» **Task brief**: Without including any images, repeat the data exactly.

» **Dataset section**:
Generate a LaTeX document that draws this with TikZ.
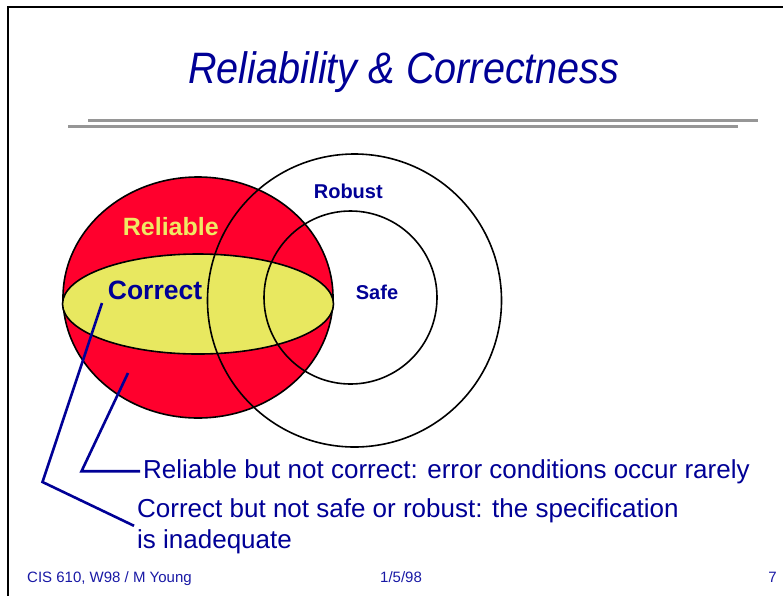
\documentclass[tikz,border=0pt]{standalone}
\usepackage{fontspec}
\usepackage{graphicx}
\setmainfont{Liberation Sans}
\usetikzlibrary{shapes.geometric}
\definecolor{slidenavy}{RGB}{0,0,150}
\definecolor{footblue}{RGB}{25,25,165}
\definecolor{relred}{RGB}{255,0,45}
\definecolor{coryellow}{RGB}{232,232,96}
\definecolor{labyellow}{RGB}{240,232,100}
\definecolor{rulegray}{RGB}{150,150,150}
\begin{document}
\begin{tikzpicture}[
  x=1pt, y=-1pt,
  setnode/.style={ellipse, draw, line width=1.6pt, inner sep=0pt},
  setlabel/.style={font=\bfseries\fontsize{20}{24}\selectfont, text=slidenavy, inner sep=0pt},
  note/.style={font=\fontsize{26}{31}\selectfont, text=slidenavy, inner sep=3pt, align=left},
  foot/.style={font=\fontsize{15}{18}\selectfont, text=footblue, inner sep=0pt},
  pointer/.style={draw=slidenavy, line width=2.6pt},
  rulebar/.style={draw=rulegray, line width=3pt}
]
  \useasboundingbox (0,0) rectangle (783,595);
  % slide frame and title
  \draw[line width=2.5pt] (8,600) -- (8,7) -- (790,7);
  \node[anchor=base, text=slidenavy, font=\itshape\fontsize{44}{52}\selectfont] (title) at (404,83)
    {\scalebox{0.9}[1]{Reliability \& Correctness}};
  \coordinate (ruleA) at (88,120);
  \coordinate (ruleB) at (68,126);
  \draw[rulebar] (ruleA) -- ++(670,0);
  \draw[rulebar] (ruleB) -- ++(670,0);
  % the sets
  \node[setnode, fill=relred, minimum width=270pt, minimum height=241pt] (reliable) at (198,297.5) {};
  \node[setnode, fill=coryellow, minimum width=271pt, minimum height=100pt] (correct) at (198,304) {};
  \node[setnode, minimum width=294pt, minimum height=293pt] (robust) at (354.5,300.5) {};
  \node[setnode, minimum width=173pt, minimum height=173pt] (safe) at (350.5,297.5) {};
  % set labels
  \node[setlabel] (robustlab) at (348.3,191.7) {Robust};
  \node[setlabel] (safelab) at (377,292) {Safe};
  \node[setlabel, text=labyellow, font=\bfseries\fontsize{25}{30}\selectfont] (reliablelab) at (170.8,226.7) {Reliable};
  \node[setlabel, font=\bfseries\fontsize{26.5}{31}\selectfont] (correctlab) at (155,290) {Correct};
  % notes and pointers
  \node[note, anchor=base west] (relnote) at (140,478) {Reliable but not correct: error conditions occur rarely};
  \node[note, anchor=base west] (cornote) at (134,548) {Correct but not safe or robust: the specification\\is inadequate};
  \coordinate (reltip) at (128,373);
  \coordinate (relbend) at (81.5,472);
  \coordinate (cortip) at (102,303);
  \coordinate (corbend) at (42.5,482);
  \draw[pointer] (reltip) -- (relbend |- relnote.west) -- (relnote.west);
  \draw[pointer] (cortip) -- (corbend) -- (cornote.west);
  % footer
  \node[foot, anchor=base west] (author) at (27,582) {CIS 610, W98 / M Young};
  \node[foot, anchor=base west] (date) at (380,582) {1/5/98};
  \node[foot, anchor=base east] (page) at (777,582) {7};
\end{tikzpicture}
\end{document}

» **Output of the task**:
Generate a LaTeX document that draws this with TikZ.
\documentclass[tikz,border=0pt]{standalone}
\usepackage{fontspec}
\usepackage{graphicx}
\setmainfont{Liberation Sans}
\usetikzlibrary{shapes.geometric}
\definecolor{slidenavy}{RGB}{0,0,150}
\definecolor{footblue}{RGB}{25,25,165}
\definecolor{relred}{RGB}{255,0,45}
\definecolor{coryellow}{RGB}{232,232,96}
\definecolor{labyellow}{RGB}{240,232,100}
\definecolor{rulegray}{RGB}{150,150,150}
\begin{document}
\begin{tikzpicture}[
  x=1pt, y=-1pt,
  setnode/.style={ellipse, draw, line width=1.6pt, inner sep=0pt},
  setlabel/.style={font=\bfseries\fontsize{20}{24}\selectfont, text=slidenavy, inner sep=0pt},
  note/.style={font=\fontsize{26}{31}\selectfont, text=slidenavy, inner sep=3pt, align=left},
  foot/.style={font=\fontsize{15}{18}\selectfont, text=footblue, inner sep=0pt},
  pointer/.style={draw=slidenavy, line width=2.6pt},
  rulebar/.style={draw=rulegray, line width=3pt}
]
  \useasboundingbox (0,0) rectangle (783,595);
  % slide frame and title
  \draw[line width=2.5pt] (8,600) -- (8,7) -- (790,7);
  \node[anchor=base, text=slidenavy, font=\itshape\fontsize{44}{52}\selectfont] (title) at (404,83)
    {\scalebox{0.9}[1]{Reliability \& Correctness}};
  \coordinate (ruleA) at (88,120);
  \coordinate (ruleB) at (68,126);
  \draw[rulebar] (ruleA) -- ++(670,0);
  \draw[rulebar] (ruleB) -- ++(670,0);
  % the sets
  \node[setnode, fill=relred, minimum width=270pt, minimum height=241pt] (reliable) at (198,297.5) {};
  \node[setnode, fill=coryellow, minimum width=271pt, minimum height=100pt] (correct) at (198,304) {};
  \node[setnode, minimum width=294pt, minimum height=293pt] (robust) at (354.5,300.5) {};
  \node[setnode, minimum width=173pt, minimum height=173pt] (safe) at (350.5,297.5) {};
  % set labels
  \node[setlabel] (robustlab) at (348.3,191.7) {Robust};
  \node[setlabel] (safelab) at (377,292) {Safe};
  \node[setlabel, text=labyellow, font=\bfseries\fontsize{25}{30}\selectfont] (reliablelab) at (170.8,226.7) {Reliable};
  \node[setlabel, font=\bfseries\fontsize{26.5}{31}\selectfont] (correctlab) at (155,290) {Correct};
  % notes and pointers
  \node[note, anchor=base west] (relnote) at (140,478) {Reliable but not correct: error conditions occur rarely};
  \node[note, anchor=base west] (cornote) at (134,548) {Correct but not safe or robust: the specification\\is inadequate};
  \coordinate (reltip) at (128,373);
  \coordinate (relbend) at (81.5,472);
  \coordinate (cortip) at (102,303);
  \coordinate (corbend) at (42.5,482);
  \draw[pointer] (reltip) -- (relbend |- relnote.west) -- (relnote.west);
  \draw[pointer] (cortip) -- (corbend) -- (cornote.west);
  % footer
  \node[foot, anchor=base west] (author) at (27,582) {CIS 610, W98 / M Young};
  \node[foot, anchor=base west] (date) at (380,582) {1/5/98};
  \node[foot, anchor=base east] (page) at (777,582) {7};
\end{tikzpicture}
\end{document}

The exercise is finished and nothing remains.